I have been just as grateful for an old deserted rest area that provided vending machines for water and potato chips on a long night drive through West Virginia, as I was for the brand new modern rest area yesterday in Louisiana with lush walking trails and modern facilities to rival any boutique hotel. Rest areas help remind me that travel isn't only about movement. It is about stopping and being present to exactly where we are. As I wander through each state's rest areas -- from the folksy Texas oil derricks to the Tara-themed faux mansions of the South to the Madmen-era picnic tables further north, I remind myself to rest right where I am, and to be grateful for wherever that is, whatever the weather (inside or out).
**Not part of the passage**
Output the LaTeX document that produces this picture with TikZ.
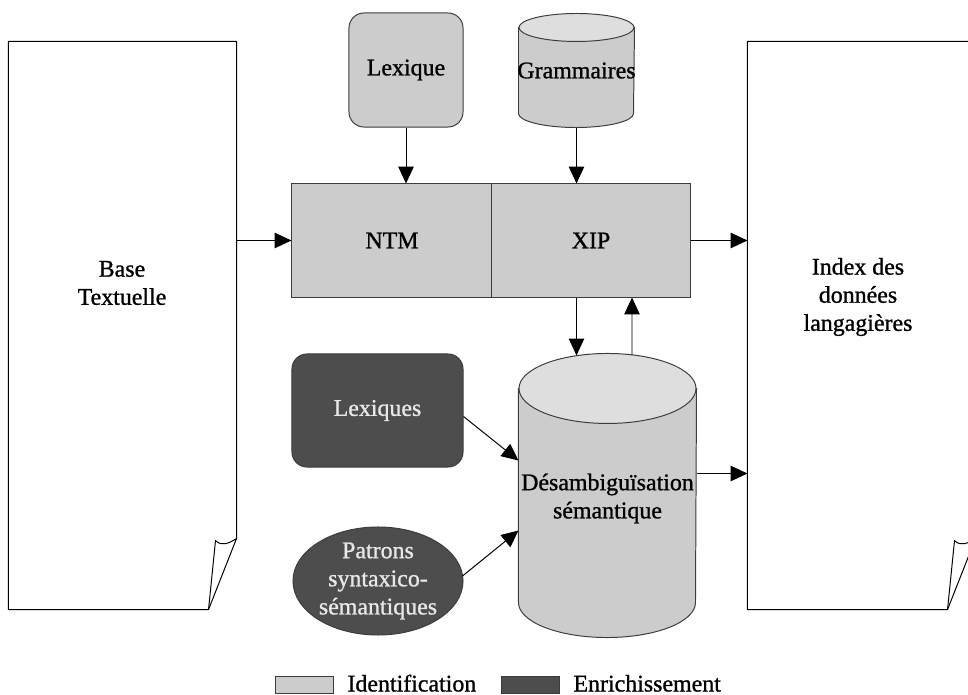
\documentclass[tikz,border=0pt]{standalone}
\usepackage{fontspec}
\setmainfont{Liberation Serif}[FakeBold=1]
\usetikzlibrary{arrows.meta,calc,shapes.geometric}

\definecolor{idgray}{HTML}{CCCCCC}
\definecolor{idtop}{HTML}{DEDEDE}
\definecolor{engray}{HTML}{4D4D4D}
\definecolor{entext}{HTML}{E8E8E8}
\definecolor{edgegray}{HTML}{3C3C3C}

\tikzset{
  pagebox/.style={draw=none, minimum width=5.675cm, minimum height=14.175cm, inner sep=0pt},
  pageline/.style={draw=black, line width=0.7pt, line join=round},
  ident/.style={draw=edgegray, fill=idgray, inner sep=0pt},
  enrich/.style={draw=edgegray, fill=engray, text=entext, inner sep=0pt},
  cylbox/.style={draw=none, inner sep=0pt, align=center},
  cylline/.style={draw=edgegray, line width=0.7pt},
  legbox/.style={draw=edgegray, minimum width=1.45cm, minimum height=0.425cm, inner sep=0pt},
}

\begin{document}
\begin{tikzpicture}[x=0.025cm, y=-0.025cm, line width=0.7pt,
    font=\fontsize{17}{20}\selectfont, >={Triangle[length=12pt,width=11pt]}]
      \useasboundingbox (0,0) rectangle (968,695);
      %%%%%%%%%%%%%%%%%%%%%%%%%%%%%%%%%%%%%%%%%%%%%%%
      \node[pagebox] (base)  at (122.5,325.5) {};
      \node[pagebox] (index) at (861.5,325.5) {};
      \draw[pageline] (base.north west) -- (base.north east) -- ($(base.south east)+(0,-71)$)
            -- ($(base.south east)+(-28,0)$) -- (base.south west) -- cycle;
      \draw[pageline] ($(base.south east)+(0,-71)$) .. controls +(-8,5) and +(6,6) .. ($(base.south east)+(-21,-69)$)
            -- ($(base.south east)+(-28,0)$);
      \draw[pageline] (index.north west) -- (index.north east) -- ($(index.south east)+(0,-71)$)
            -- ($(index.south east)+(-28,0)$) -- (index.south west) -- cycle;
      \draw[pageline] ($(index.south east)+(0,-71)$) .. controls +(-8,5) and +(6,6) .. ($(index.south east)+(-21,-69)$)
            -- ($(index.south east)+(-28,0)$);
      \node[align=center] (basetxt)  at (122,283) {Base\\Textuelle};
      \node[align=center] (indextxt) at (858,297) {Index des\\données\\langagières};
      %%%%%%%%%%%%%%%%%%%%%%%%%%%%%%%%%%%%%%%%%%%%%%%
      \node[ident, rounded corners=0.375cm, minimum width=2.85cm, minimum height=2.85cm] (lexique) at (406,70) {Lexique};
      \node[cylbox, minimum width=2.875cm, minimum height=2.825cm] (gram) at (576.5,70.5) {};
      \draw[cylline, fill=idgray] ($(gram.north west)+(0,14)$) -- ($(gram.south west)+(0,-14)$)
            arc[start angle=180, end angle=0, x radius=57.5, y radius=14] -- ($(gram.north east)+(0,14)$) -- cycle;
      \draw[cylline, fill=idtop] ($(gram.north)+(0,14)$) ellipse[x radius=57.5, y radius=14];
      \node[cylbox] at (gram.center) {Grammaires};
      \node[ident, minimum width=5cm, minimum height=2.825cm] (ntm) at (392,240.5) {NTM};
      \node[ident, minimum width=4.95cm, minimum height=2.825cm] (xip) at (591,240.5) {XIP};
      %%%%%%%%%%%%%%%%%%%%%%%%%%%%%%%%%%%%%%%%%%%%%%%
      \node[enrich, rounded corners=0.375cm, minimum width=4.275cm, minimum height=2.825cm] (lexiques) at (377.5,410.5) {Lexiques};
      \node[enrich, ellipse, minimum width=4.25cm, minimum height=2.7cm,
            label={[text=entext, align=center]center:{Patrons\\syntaxico-\\sémantiques}}] (patrons) at (378,581) {};
      \node[cylbox, minimum width=4.425cm, minimum height=7.075cm] (desamb) at (607.5,495.5) {};
      \draw[cylline, fill=idgray] ($(desamb.north west)+(0,35)$) -- ($(desamb.south west)+(0,-35)$)
            arc[start angle=180, end angle=0, x radius=88.5, y radius=35] -- ($(desamb.north east)+(0,35)$) -- cycle;
      \draw[cylline, fill=idtop] ($(desamb.north)+(0,35)$) ellipse[x radius=88.5, y radius=35];
      \node[cylbox] at ($(desamb.center)+(0,3)$) {Désambiguïsation\\sémantique};
      %%%%%%%%%%%%%%%%%%%%%%%%%%%%%%%%%%%%%%%%%%%%%%%
      \draw[->] (lexique.south) -- (lexique.south |- ntm.north);
      \draw[->] (gram.south) -- (gram.south |- xip.north);
      \draw[->] (base.east |- ntm.west) -- (ntm.west);
      \draw[->] (xip.east) -- (index.west |- xip.east);
      \draw[->] (gram.south |- xip.south) -- ($(gram.south |- desamb.north)+(0,2)$);
      \draw[->] ($(desamb.north)+(24.5,1.5)$) -- ($(xip.south)+(41,0)$);
      \draw[->] ($(desamb.east)+(0,-22)$) -- ($(index.west |- desamb.east)+(0,-22)$);
      \draw[->] ($(lexiques.east)+(0,6)$) -- ($(desamb.west)+(0,-35)$);
      \draw[->] ($(patrons.east)+(-1,-5)$) -- ($(desamb.west)+(0,35)$);
      %%%%%%%%%%%%%%%%%%%%%%%%%%%%%%%%%%%%%%%%%%%%%%%
      \node[legbox, fill=idgray] (legid) at (304,685) {};
      \node[anchor=base west, inner sep=0pt] (legidtxt) at (347,691.5) {Identification};
      \node[legbox, fill=engray] (legen) at (530.5,685) {};
      \node[anchor=base west, inner sep=0pt] (legentxt) at (573,691.5) {Enrichissement};
\end{tikzpicture}
\end{document}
But mostly rest areas remains a sweet link between my childhood road trips and the ongoing journey of intentional homeless on which I now find myself -- their mostly Eisenhower-era architecture a visual reminder of how, when and why I first fell in love with the great expanse of this country that can only be seen and discovered on our highways and back roads.
Already so much of what people now call the Flyover States has been abandoned or boarded up as people have left for urban centers on the coasts. In some states, one day in the not-too-distant future, we may find ourselves zipping past boarded-over rest areas that will come to seem like a relic of our generation. But until that happens, I plan to pay grateful visits to these iconic locales dotting our nation's highways.
Yes, change comes. It is a process of life. But I for one hope that at least few rest areas will remain, so that people from all walks of life can continue to find themselves face to face in humble recognition that we are all here on this planet together . . .on the same journey.